Assuming that the shaded
part in each diagram in figure 8.4 shows
when Pat was asleep, which diagram best depicts the answer to the
problem?
Fig. 8.4
This task assesses whether
students can use their knowledge of fractions to interpret the problem
and identify the correct representation of its solution. It requires
that they consider a fraction in relation to different units. They
must first think of the whole trip as a unit, then consider a different
unit (the portion of the total trip during which Pat was asleep).
Grades 9-12
1. Identify examples
and nonexamples of concepts.
Which of the following
represent rational numbers?
2/3 0 1.3434 -5.6
1.121121112. . . 7/(9-32) -6/-2 25%
Again, the task is designed
to determine whether students can discriminate between relevant
and irrelevant attributes of rational numbers.
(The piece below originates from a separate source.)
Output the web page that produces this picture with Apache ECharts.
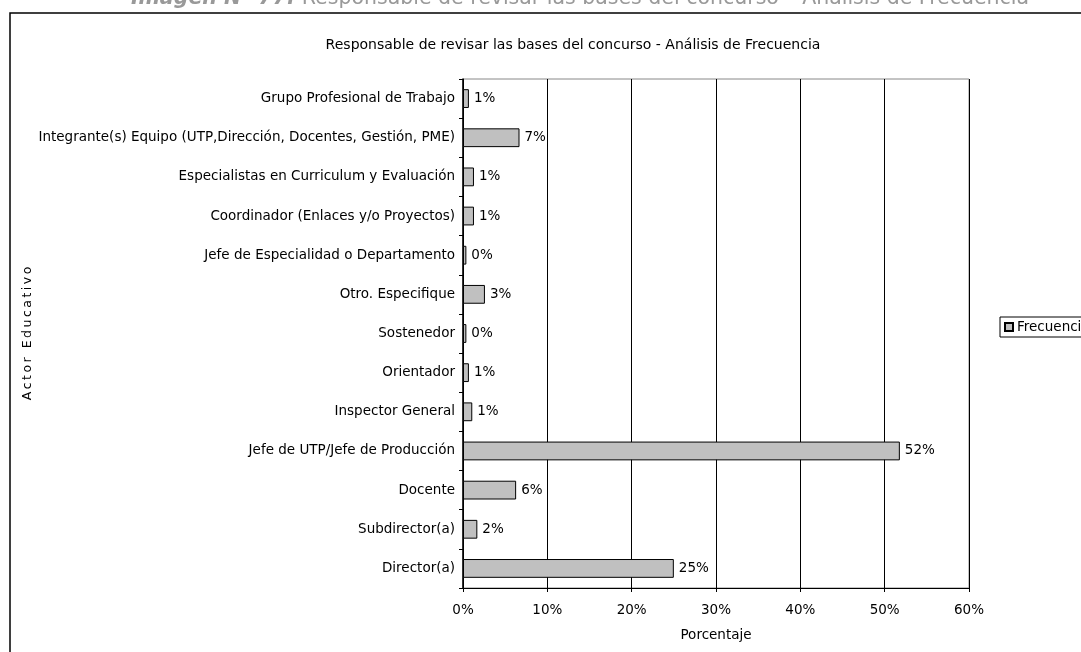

Students who identify
2/3, , 7/(9-32),
and -6/-2 as rationals might be confusing fraction with rational
number; those who classify 1.121121112..... as rational might not
be distinguishing repeating decimals from nonrepeating decimals
containing patterns. This task can be presented in many formats,
including a written exercise in which students are asked to justify
their selections.
2. Recognize conditions
that determine a concept.
Who am I?
I am an equiangular
quadrilateral. What special kind of quadrilateral am I?
Here, students must distinguish
between properties that some quadrilaterals possess and properties
that are sufficient to define them. For example, to answer this
item correctly, students must recognize that although the angles
of squares are equal, all rectangles have this property, so the
correct answer must be rectangles, not squares.
3. Translate from one
mode of representation to another.
What is the equation
of the line shown in figure 8.5?
Fig. 8.5
This task requires students
to translate a graphic representation of a line into a symbolic
representation. To do so efficiently, students must be able to determine
the slope and intercept of the line from its graph, then represent
them symbolically to create the desired equation, y = 2x
- 3. Students who are able to do such re-representations with ease
demonstrate a solid understanding of the concept of line in analytic
geometry and of the related concepts of slope and intercept.
4. Integrate concepts.
Connect the midpoints
of the four sides of an isosceles trapezoid. What kind of figure
do you get? Justify your answer.
This task yields information
about the extent to which students have integrated their knowledge
of geometric concepts. To solve this problem, students must be able
to draw an isosceles trapezoid, find the midpoints of the sides,
and then recognize the figure that results from connecting the midpoints.
Students must then be able to apply additional knowledge about the
conditions that determine whether a figure is a rhombus to justify
their answers. Students might be able to identify the desired figure
yet be unable to justify their responses.